Songez que la France du début du 18e siècle, celle des Mousquetaires et du règne de Louis XV, est un royaume habité de créatures surnaturelles dont l’existence n’est connue que du roi lui-même ainsi que de son prêtre confesseur et des agents du « Secret ». Ceux-ci sont deux : l’Écossais James Darroch, comte de Nairn, et le dénommé Hyppolite d’Arcy, le héros de cette histoire. Ou plutôt l’héroïne : malgré son prénom masculin, Hyppolite est une jeune femme, travestie en homme pour accomplir une destinée d’aventures en principe interdite au beau sexe. Ayant fui son Auvergne natale, Hyppolite de Sancy, fille de baron, apprend à la capitale le maniement de l’épée et, d’une rencontre à l’autre, devient donc l’un des agents du « Secret du roi », ayant pour tâche de maintenir l’ordre parmi la population des vampires, lycanthropes, fantômes, succubes… qui constituent la face cachée du royaume.

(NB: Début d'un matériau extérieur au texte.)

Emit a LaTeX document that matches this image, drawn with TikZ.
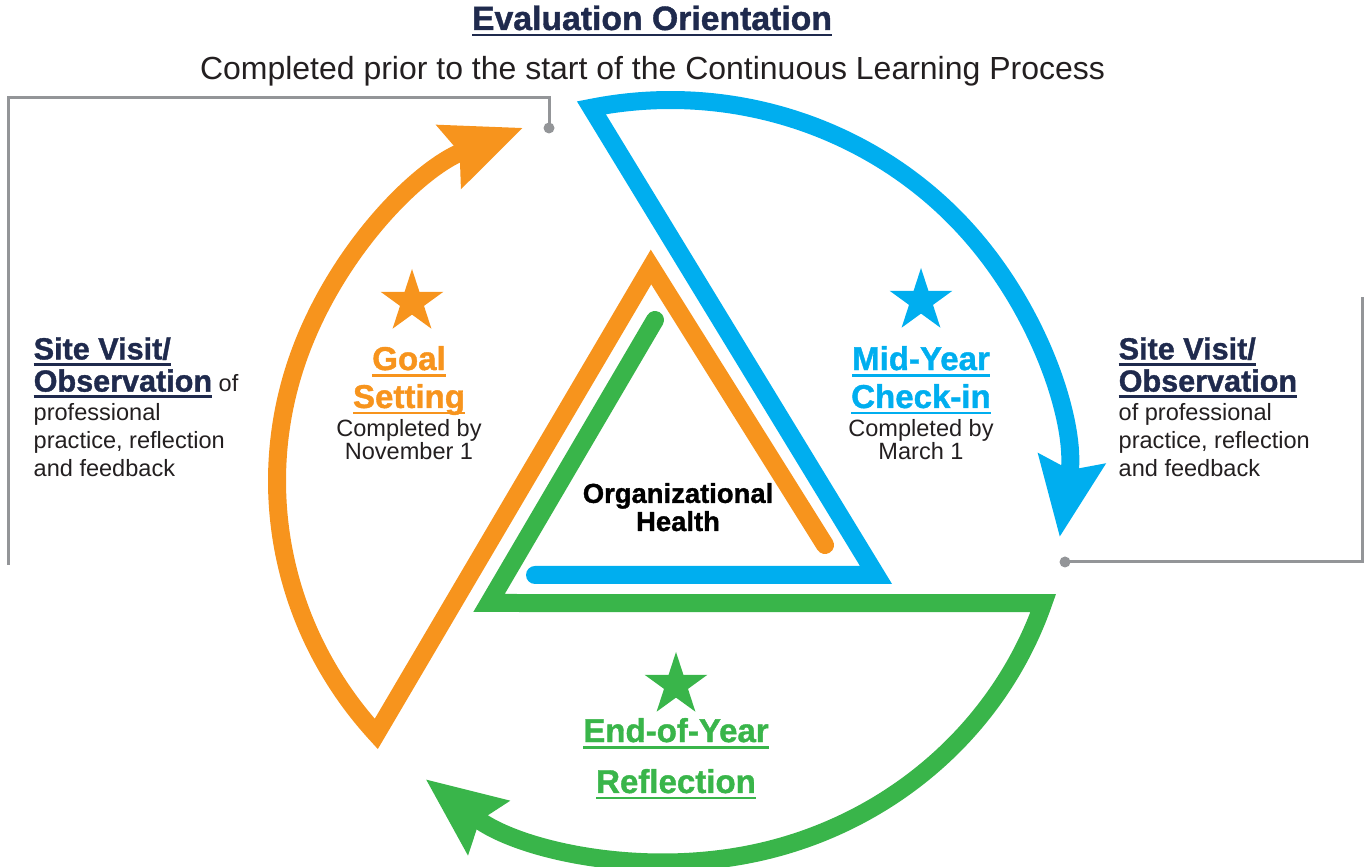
\documentclass[tikz,border=0pt]{standalone}
\usepackage{fontspec}
\setmainfont{Liberation Sans}
\newfontfamily\heavyfont{Liberation Sans Bold}[FakeBold=1.2]
\usetikzlibrary{arrows.meta}
\usetikzlibrary{shapes.geometric}
\definecolor{morange}{HTML}{F7941D}
\definecolor{mblue}{HTML}{00AEEF}
\definecolor{mgreen}{HTML}{39B54A}
\definecolor{mnavy}{HTML}{1F2A4D}
\definecolor{mgrey}{HTML}{939598}
\definecolor{mtext}{HTML}{231F20}
\newsavebox{\ulbox}
\newcommand{\uln}[1]{\sbox{\ulbox}{#1}\rlap{\rule[-1.85pt]{\wd\ulbox}{0.85pt}}\usebox{\ulbox}}
\tikzset{
  band/.style={line width=0.18cm, line join=miter, line cap=round},
  bigtip/.style={-{Stealth[length=0.78cm, width=0.65cm, inset=0.1cm]}},
  hook/.style={draw=mgrey, line width=0.03cm},
  hookdot/.style={circle, fill=mgrey, inner sep=0pt, minimum size=0.11cm},
  starmark/.style={star, star points=5, star point ratio=2.618, minimum size=0.66cm, inner sep=0pt},
  headtext/.style={font=\fontsize{9.4}{10.8}\selectfont\heavyfont, align=center, anchor=base, inner sep=0pt},
  datetext/.style={font=\fontsize{6.7}{6.7}\selectfont, text=mtext, align=center, anchor=base, inner sep=0pt},
  sidetext/.style={font=\fontsize{6.7}{8.1}\selectfont, text=mtext, align=left, anchor=base west, inner sep=0pt}
}
\newcommand{\sidehead}[1]{{\fontsize{8.7}{8.1}\selectfont\heavyfont\color{mnavy}\uln{#1}}}

\begin{document}
\begin{tikzpicture}
      \useasboundingbox (0, 0) rectangle (13.68, -8.67);

      \coordinate (O) at (6.705, -4.81);

      \coordinate (gsEnd) at (8.25, -5.45);
      \coordinate (gsTop) at (6.51, -2.67);
      \path (O) ++(221.6:3.935 and 3.81) coordinate (gsV);
      \draw [band, morange, bigtip] (gsEnd) -- (gsTop) -- (gsV)
        arc [start angle=221.6, end angle=112, x radius=3.935, y radius=3.81];

      \coordinate (myEnd) at (5.35, -5.75);
      \coordinate (myCorner) at (8.76, -5.75);
      \path (O) ++(101.6:3.935 and 3.81) coordinate (myV);
      \draw [band, mblue, bigtip] (myEnd) -- (myCorner) -- (myV)
        arc [start angle=101.6, end angle=-8.5, x radius=3.935, y radius=3.81];

      \coordinate (eyEnd) at (6.55, -3.20);
      \coordinate (eyCorner) at (4.89, -6.03);
      \path (O) ++(-18.7:3.935 and 3.81) coordinate (eyV);
      \draw [band, mgreen, bigtip] (eyEnd) -- (eyCorner) -- (eyV)
        arc [start angle=-18.7, end angle=-128.5, x radius=3.935, y radius=3.81];

      \node (lDot) at (5.49, -1.28) [hookdot] {};
      \coordinate (lTop) at (0.08, -0.98);
      \coordinate (lEnd) at (0.08, -5.65);
      \draw [hook] (lDot.center) |- (lTop) -- (lEnd);

      \node (rDot) at (10.65, -5.62) [hookdot] {};
      \coordinate (rEnd) at (13.62, -2.97);
      \draw [hook] (rDot.center) -| (rEnd);

      \node (evalTitle) at (6.52, -0.30) [anchor=base, inner sep=0pt, text=mnavy,
        font=\fontsize{9.6}{11}\selectfont\heavyfont] {\uln{Evaluation Orientation}};
      \node (evalNote) at (6.525, -0.80) [anchor=base, inner sep=0pt, text=mtext,
        font=\fontsize{9.1}{11}\selectfont] {Completed prior to the start of the Continuous Learning Process};

      \node (gsStar) at (4.12, -3.02) [starmark, fill=morange] {};
      \node (gsHead) at (4.09, -4.08) [headtext, text=morange] {\uln{Goal}\\\uln{Setting}};
      \node (gsDate) at (4.09, -4.60) [datetext] {Completed by\\November 1};

      \node (myStar) at (9.21, -3.01) [starmark, fill=mblue] {};
      \node (myHead) at (9.21, -4.08) [headtext, text=mblue] {\uln{Mid-Year}\\\uln{Check-in}};
      \node (myDate) at (9.21, -4.60) [datetext] {Completed by\\March 1};

      \node (orgHealth) at (6.78, -5.31) [anchor=base, align=center, inner sep=0pt,
        font=\fontsize{7.8}{8}\selectfont\heavyfont] {Organizational\\Health};

      \node (eyStar) at (6.76, -6.85) [starmark, fill=mgreen] {};
      \node (eyHead) at (6.76, -7.93) [headtext, text=mgreen,
        font=\fontsize{9.4}{14.5}\selectfont\heavyfont] {\uln{End-of-Year}\\\uln{Reflection}};

      \node (svLeft) at (0.33, -4.77) [sidetext]
        {\sidehead{Site Visit/}\\\sidehead{Observation} of\\professional\\practice, reflection\\and feedback};
      \node (svRight) at (11.18, -4.77) [sidetext]
        {\sidehead{Site Visit/}\\\sidehead{Observation}\\of professional\\practice, reflection\\and feedback};
\end{tikzpicture}
\end{document}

Le double thème de l’Ancien Régime peuplé de créatures magiques et de la jeune héroïne évoluant sous une fausse identité fait immanquablement penser à l’étonnante et brillante saga Vampyria de Victor Dixen, ce qui fait que l’on redoute un peu, en s’emparant du volume, de tomber sur une redite. Des craintes balayées dès les premiers chapitres : œuvre de cape et d’épée épique et fantastique, Le Secret du roi trace sa propre voie en se révélant comme un essai passionnant sur la liberté, un idéal traité au travers de multiples personnages et sous de multiples aspects. Ainsi la France des Lumières naissantes devient le théâtre de joutes et d’escarmouches où s’affirment (et nous séduisent) des héros fougueux en lutte contre la tyrannie, qui pèse sous diverses formes — préjugés raciaux ou sexistes, emprise de la morale, oppression politique… De ce point de vue, le catalogue est riche (et les tares dénoncées communes à toutes les époques, notamment la nôtre), et Marie Valente égrène ses idées progressistes avec grande intelligence, au fil d’une intrigue à rebondissements dans laquelle de mystérieux individus font usage de sorcellerie pour menacer la stabilité du royaume. Certes, le rythme du récit pâtit parfois de la pléthore d’ambitions de Marie, mais on n’ira pas lui reprocher de déborder d’imagination (notons que sa version des figures traditionnelles du vampire et du loup-garou s’avère très stimulante) ni de faire preuve d’un humour omniprésent qui contribue aussi à faire du lecteur un complice heureux et conquis.
Disponible en librairie depuis le 4 mai 2022.